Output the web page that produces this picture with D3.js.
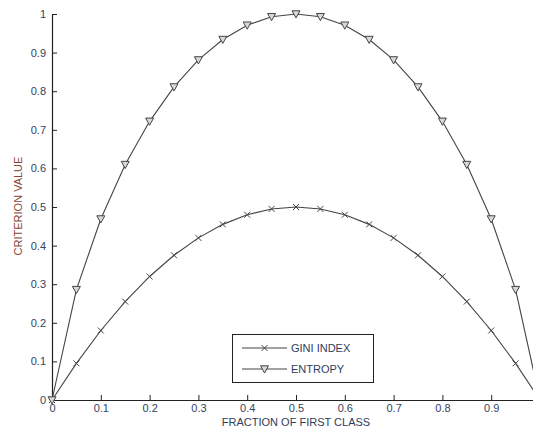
<!DOCTYPE html>
<html>
<head>
<meta charset="utf-8">
<script src="https://cdn.jsdelivr.net/npm/d3@7"></script>
<style>
  body { margin: 0; background: #fff; }
  svg { display: block; font-family: "Liberation Sans", Arial, sans-serif; }
</style>
</head>
<body>
<div id="chart"></div>
<script>
// fraction of first class
let fractions = [0, 0.05, 0.1, 0.15, 0.2, 0.25, 0.3, 0.35, 0.4, 0.45, 0.5,
                 0.55, 0.6, 0.65, 0.7, 0.75, 0.8, 0.85, 0.9, 0.95, 1];
let giniValues = [0, 0.095, 0.18, 0.255, 0.32, 0.375, 0.42, 0.455, 0.48, 0.495, 0.5,
                  0.495, 0.48, 0.455, 0.42, 0.375, 0.32, 0.255, 0.18, 0.095, 0];
let entropyValues = [0, 0.286, 0.469, 0.61, 0.722, 0.811, 0.881, 0.934, 0.971, 0.993, 1,
                     0.993, 0.971, 0.934, 0.881, 0.811, 0.722, 0.61, 0.469, 0.286, 0];
let xTicks = [0, 0.1, 0.2, 0.3, 0.4, 0.5, 0.6, 0.7, 0.8, 0.9];
let yTicks = [0, 0.1, 0.2, 0.3, 0.4, 0.5, 0.6, 0.7, 0.8, 0.9, 1];
let seriesNames = ["GINI INDEX", "ENTROPY"];

let width = 533;
let height = 427;
let margin = { left: 52, bottom: 400, top: 14, right: 540 };

let svg = d3.select("#chart").append("svg")
    .attr("width", width)
    .attr("height", height);

let x = d3.scaleLinear().domain([0, 1]).range([margin.left, margin.right]);
let y = d3.scaleLinear().domain([0, 1]).range([margin.bottom, margin.top]);

let tickColor = "#34425f";

// axes
let gx = svg.append("g").attr("transform", `translate(0, ${margin.bottom})`)
    .call(d3.axisBottom(x).tickValues(xTicks).tickSize(-5).tickSizeOuter(0)
        .tickFormat(d => d3.format("")(d)));
gx.select(".domain").attr("stroke", "#222").attr("stroke-width", 1.2);
gx.selectAll(".tick line").attr("stroke", "#222");
gx.selectAll(".tick text").attr("y", 4).attr("dy", "0.71em")
    .attr("font-size", 11).attr("fill", tickColor)
    .attr("font-family", "Liberation Sans, Arial, sans-serif");

let gy = svg.append("g").attr("transform", `translate(${margin.left}, 0)`)
    .call(d3.axisLeft(y).tickValues(yTicks).tickSize(-5).tickSizeOuter(0)
        .tickFormat(d => d3.format("")(d)));
gy.select(".domain").attr("stroke", "#222").attr("stroke-width", 1.2);
gy.selectAll(".tick line").attr("stroke", "#222");
gy.selectAll(".tick text").attr("x", -6)
    .attr("font-size", 11).attr("fill", tickColor)
    .attr("font-family", "Liberation Sans, Arial, sans-serif");

// axis titles
svg.append("text")
    .attr("transform", `translate(22, 206) rotate(-90)`)
    .attr("text-anchor", "middle")
    .attr("font-size", 11)
    .attr("fill", "#8a4534")
    .text("CRITERION VALUE");

svg.append("text")
    .attr("x", 296).attr("y", 426)
    .attr("text-anchor", "middle")
    .attr("font-size", 11)
    .attr("fill", "#2f3d5c")
    .text("FRACTION OF FIRST CLASS");

let lineColor = "#444";
let line = d3.line().x(d => x(d[0])).y(d => y(d[1]));

function drawCross(g, cx, cy) {
    let s = 3;
    g.append("path")
        .attr("d", `M${cx - s},${cy - s}L${cx + s},${cy + s}M${cx - s},${cy + s}L${cx + s},${cy - s}`)
        .attr("stroke", lineColor).attr("stroke-width", 1);
}
function drawTriangle(g, cx, cy) {
    let s = 4;
    g.append("path")
        .attr("d", `M${cx - s},${cy - s * 0.8}L${cx + s},${cy - s * 0.8}L${cx},${cy + s}Z`)
        .attr("fill", "#d8d8d8").attr("stroke", lineColor).attr("stroke-width", 1);
}

let plot = svg.append("g");

let giniData = fractions.map((f, i) => [f, giniValues[i]]);
let entropyData = fractions.map((f, i) => [f, entropyValues[i]]);

plot.append("path").datum(giniData).attr("d", line)
    .attr("fill", "none").attr("stroke", lineColor).attr("stroke-width", 1.1);
plot.append("path").datum(entropyData).attr("d", line)
    .attr("fill", "none").attr("stroke", lineColor).attr("stroke-width", 1.1);

giniData.forEach(d => drawCross(plot, x(d[0]), y(d[1])));
entropyData.forEach(d => drawTriangle(plot, x(d[0]), y(d[1])));

// legend
let legend = svg.append("g");
legend.append("rect")
    .attr("x", 232.5).attr("y", 334.5).attr("width", 141).attr("height", 48)
    .attr("fill", "#fff").attr("stroke", "#222").attr("stroke-width", 1);

seriesNames.forEach((name, i) => {
    let ly = 348 + i * 21;
    legend.append("line")
        .attr("x1", 242).attr("x2", 287).attr("y1", ly).attr("y2", ly)
        .attr("stroke", lineColor).attr("stroke-width", 1.1);
    if (i === 0) drawCross(legend, 264.5, ly);
    else drawTriangle(legend, 264.5, ly);
    legend.append("text")
        .attr("x", 291).attr("y", ly).attr("dy", "0.35em")
        .attr("font-size", 11).attr("fill", "#2f3d5c")
        .text(name);
});
</script>
</body>
</html>
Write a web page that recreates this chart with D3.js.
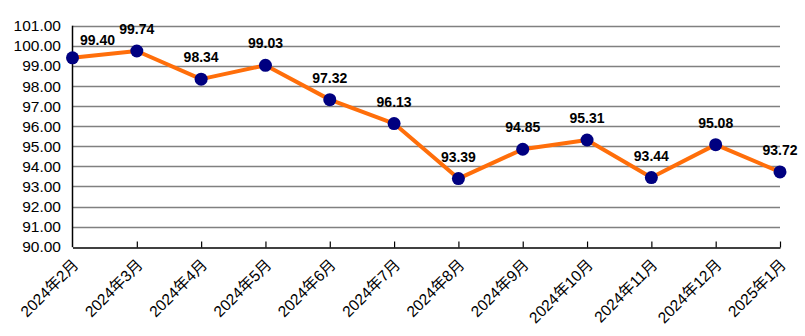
<!DOCTYPE html>
<html><head><meta charset="utf-8">
<script src="https://cdn.jsdelivr.net/npm/d3@7"></script>
<style>
html,body{margin:0;padding:0;background:#fff;}
svg{display:block;}
</style></head>
<body>
<svg id="c" width="805" height="336"></svg>
<script>
const categories = ["2024年2月","2024年3月","2024年4月","2024年5月","2024年6月","2024年7月","2024年8月","2024年9月","2024年10月","2024年11月","2024年12月","2025年1月"];
const values = [99.40, 99.74, 98.34, 99.03, 97.32, 96.13, 93.39, 94.85, 95.31, 93.44, 95.08, 93.72];
const yTicks = [90,91,92,93,94,95,96,97,98,99,100,101];

(function () {
const svg = d3.select("#c");
const mLeft = 72.5, mRight = 780, mTop = 25.7, mBottom = 246.7;

const x = d3.scalePoint().domain(categories).range([mLeft, mRight]);
const y = d3.scaleLinear().domain([90, 101]).range([mBottom, mTop]);

// gridlines
svg.append("g").selectAll("line").data(yTicks.filter(d => d > 90)).join("line")
  .attr("x1", mLeft).attr("x2", mRight)
  .attr("y1", d => Math.round(y(d)) + 0.5).attr("y2", d => Math.round(y(d)) + 0.5)
  .attr("stroke", "#808080").attr("stroke-width", 1.5);

// y tick labels
svg.append("g").selectAll("text").data(yTicks).join("text")
  .attr("x", 61).attr("y", d => y(d)).attr("dy", "0.36em")
  .attr("text-anchor", "end")
  .attr("font-family", "'Liberation Sans', Arial, sans-serif")
  .attr("font-size", 15.5).attr("fill", "#000")
  .text(d => d.toFixed(2));

// x axis with inward ticks
const xAxis = d3.axisBottom(x).tickSizeInner(-6).tickSizeOuter(0).tickFormat("");
const gx = svg.append("g").attr("transform", `translate(0,${Math.round(mBottom)+0.5})`).call(xAxis);
gx.select(".domain").attr("stroke", "#000").attr("stroke-width", 1.5);
gx.selectAll(".tick line").attr("stroke", "#000").attr("stroke-width", 1.2);
gx.selectAll(".tick").filter((d, i) => i === 0).remove();

// y axis line
svg.append("line").attr("x1", mLeft).attr("x2", mLeft).attr("y1", mTop).attr("y2", mBottom + 0.5)
  .attr("stroke", "#000").attr("stroke-width", 1.5);

// x labels rotated
svg.append("g").selectAll("text").data(categories).join("text")
  .attr("transform", d => `translate(${x(d) + 7},${mBottom + 19}) rotate(-45)`)
  .attr("text-anchor", "end")
  .attr("font-family", "'Liberation Sans', 'Noto Sans CJK SC', Arial, sans-serif")
  .attr("font-size", 15.5).attr("fill", "#000")
  .text(d => d);

// line
const line = d3.line().x((d, i) => x(categories[i])).y(d => y(d));
svg.append("path").datum(values).attr("d", line)
  .attr("fill", "none").attr("stroke", "#FF6E0A").attr("stroke-width", 4)
  .attr("stroke-linejoin", "round");

// markers
svg.append("g").selectAll("circle").data(values).join("circle")
  .attr("cx", (d, i) => x(categories[i])).attr("cy", d => y(d)).attr("r", 6.5)
  .attr("fill", "#000080");

// data labels
svg.append("g").selectAll("text").data(values).join("text")
  .attr("x", (d, i) => x(categories[i]) + (i === 0 ? 25 : 0))
  .attr("y", (d, i) => y(d) - (i === 0 ? 13 : 17))
  .attr("text-anchor", "middle")
  .attr("font-family", "'Liberation Sans', Arial, sans-serif")
  .attr("font-weight", "bold").attr("font-size", 14).attr("fill", "#000")
  .text(d => d.toFixed(2));
})();
</script>
</body></html>
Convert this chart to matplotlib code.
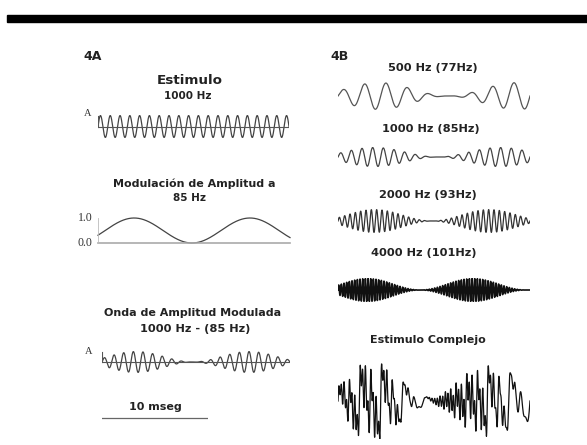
import numpy as np
import matplotlib
matplotlib.use("Agg")
import matplotlib.pyplot as plt
from matplotlib.patches import Rectangle

W, H = 587, 445

# panel 4A: single tone, modulator and AM wave
stim_freq = 1000        # Hz
am_freq = 85            # Hz
mod_min_ms = 9.55       # time of the modulator minimum
am_min_ms = 9.4
span_a_ms = 19.5        # time shown in the 4A traces
scale_bar_ms = 10
mod_ticks = ["1.0", "0.0"]

# panel 4B: four AM tones and their sum
span_b_ms = 18.0
carriers = [500, 1000, 2000, 4000]
mod_freqs = [77, 85, 93, 101]
env_min_ms = [10.3, 9.3, 8.8, 7.7]
wave_titles = ["500 Hz (77Hz)", "1000 Hz (85Hz)", "2000 Hz (93Hz)", "4000 Hz (101Hz)"]
wave_colors = ["#555555", "#444444", "#333333", "#111111"]
wave_widths = [0.9, 0.9, 0.9, 1.2]

FONT = "DejaVu Sans"
SERIF = "Liberation Serif"


def rect(x0, y0, x1, y1):
    return [x0 / W, 1 - y1 / H, (x1 - x0) / W, (y1 - y0) / H]


def label(x, y, s, size=8, **kw):
    kw.setdefault("ha", "center")
    fig.text(x / W, 1 - y / H, s, fontsize=size, fontweight="bold",
             family=FONT, va="center", color="#222222", **kw)


def envelope(t, fm, tmin):
    return 0.5 * (1 - np.cos(2 * np.pi * fm * (t - tmin) / 1000.0))


def wave_axes(x0, x1, yc, half, span, ylim=(-1.05, 1.05)):
    ax = fig.add_axes(rect(x0, yc - half, x1, yc + half))
    ax.set_xlim(0, span)
    ax.set_ylim(*ylim)
    ax.axis("off")
    return ax


fig = plt.figure(figsize=(W / 100, H / 100), dpi=100)
fig.add_artist(Rectangle((7 / W, 1 - 22 / H), 1 - 7 / W, 7 / H,
                         transform=fig.transFigure, color="black"))

ta = np.linspace(0, span_a_ms, 6000)
tb = np.linspace(0, span_b_ms, 8000)

# ---- 4A ----
label(93, 56, "4A", size=9)
label(190, 80, "Estimulo", size=9.7)
label(188, 96, "1000 Hz", size=7.5)
fig.text(88 / W, 1 - 113 / H, "A", fontsize=7.5, family=SERIF,
         ha="center", va="center", color="#333333")

ax = wave_axes(98, 289, 126.5, 11.5, span_a_ms)
ax.plot(ta, np.sin(2 * np.pi * stim_freq * ta / 1000.0), color="#444444", lw=0.9)
ax.plot([0, span_a_ms], [0, 0], color="#555555", lw=0.8)
ax.plot([0, 0], [0, 1.0], color="#555555", lw=0.8)

label(194, 184, "Modulación de Amplitud a", size=8)
label(190, 198, "85 Hz", size=7.5)
ax = wave_axes(98, 290, 230.5, 12.5, span_a_ms, ylim=(0, 1))
mod = envelope(ta, am_freq, mod_min_ms)
ax.plot(ta, mod, color="#444444", lw=0.9, clip_on=False)
ax.plot([0, span_a_ms], [0, 0], color="#aaaaaa", lw=1.2, clip_on=False)
ax.plot([0, 0], [0, 1.0], color="#bbbbbb", lw=0.6, clip_on=False)
for v, s in zip([1.0, 0.0], mod_ticks):
    ax.text(-0.55, v, s, fontsize=8.5, family=SERIF, ha="right", va="center",
            color="#333333")

label(193, 313, "Onda de Amplitud Modulada", size=8)
label(195, 329, "1000 Hz - (85 Hz)", size=8.2)
fig.text(89 / W, 1 - 351 / H, "A", fontsize=7.5, family=SERIF,
         ha="center", va="center", color="#333333")
ax = wave_axes(102, 290, 362, 11, span_a_ms)
am = envelope(ta, am_freq, am_min_ms) * np.sin(2 * np.pi * stim_freq * ta / 1000.0)
ax.plot(ta, am, color="#444444", lw=0.9)
ax.plot([0, span_a_ms], [0, 0], color="#555555", lw=0.8)
ax.plot([0, 0], [0, 1.0], color="#555555", lw=0.8)

label(155, 407, "10 mseg", size=8)
ax = wave_axes(102, 208, 418, 3, scale_bar_ms)
ax.plot([0, scale_bar_ms], [0, 0], color="#666666", lw=0.9)

# ---- 4B ----
label(340, 56, "4B", size=9)
title_x = [433, 431, 428, 424]
title_y = [68, 129, 195, 253]
wave_y = [96, 157, 221, 290]
wave_half = [14, 10, 12, 12]
traces = []
for f, fm, tm, name, tx, ty, wy, hh, c, lw in zip(carriers, mod_freqs, env_min_ms,
                                                    wave_titles, title_x, title_y,
                                                    wave_y, wave_half, wave_colors,
                                                    wave_widths):
    label(tx, ty, name, size=8.2)
    y = envelope(tb, fm, tm) * np.sin(2 * np.pi * f * tb / 1000.0)
    traces.append(y)
    ax = wave_axes(338, 530, wy, hh, span_b_ms)
    ax.plot(tb, y, color=c, lw=lw)

label(428, 340, "Estimulo Complejo", size=8)
total = np.sum(traces, axis=0)
peak = np.abs(total).max()
ax = wave_axes(338, 530, 401, 38, span_b_ms, ylim=(-peak, peak))
ax.plot(tb, total, color="#111111", lw=0.9)

fig.savefig("out.png", dpi=100)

===============

▶ EXERCISE DESCRIPTION: Track down every line holding the string "with" and copy it.

▶ WRITTEN RESPONSE:
Output the web page that produces this picture with D3.js.
Write a web page that recreates this chart with D3.js.
// x axis with inward ticks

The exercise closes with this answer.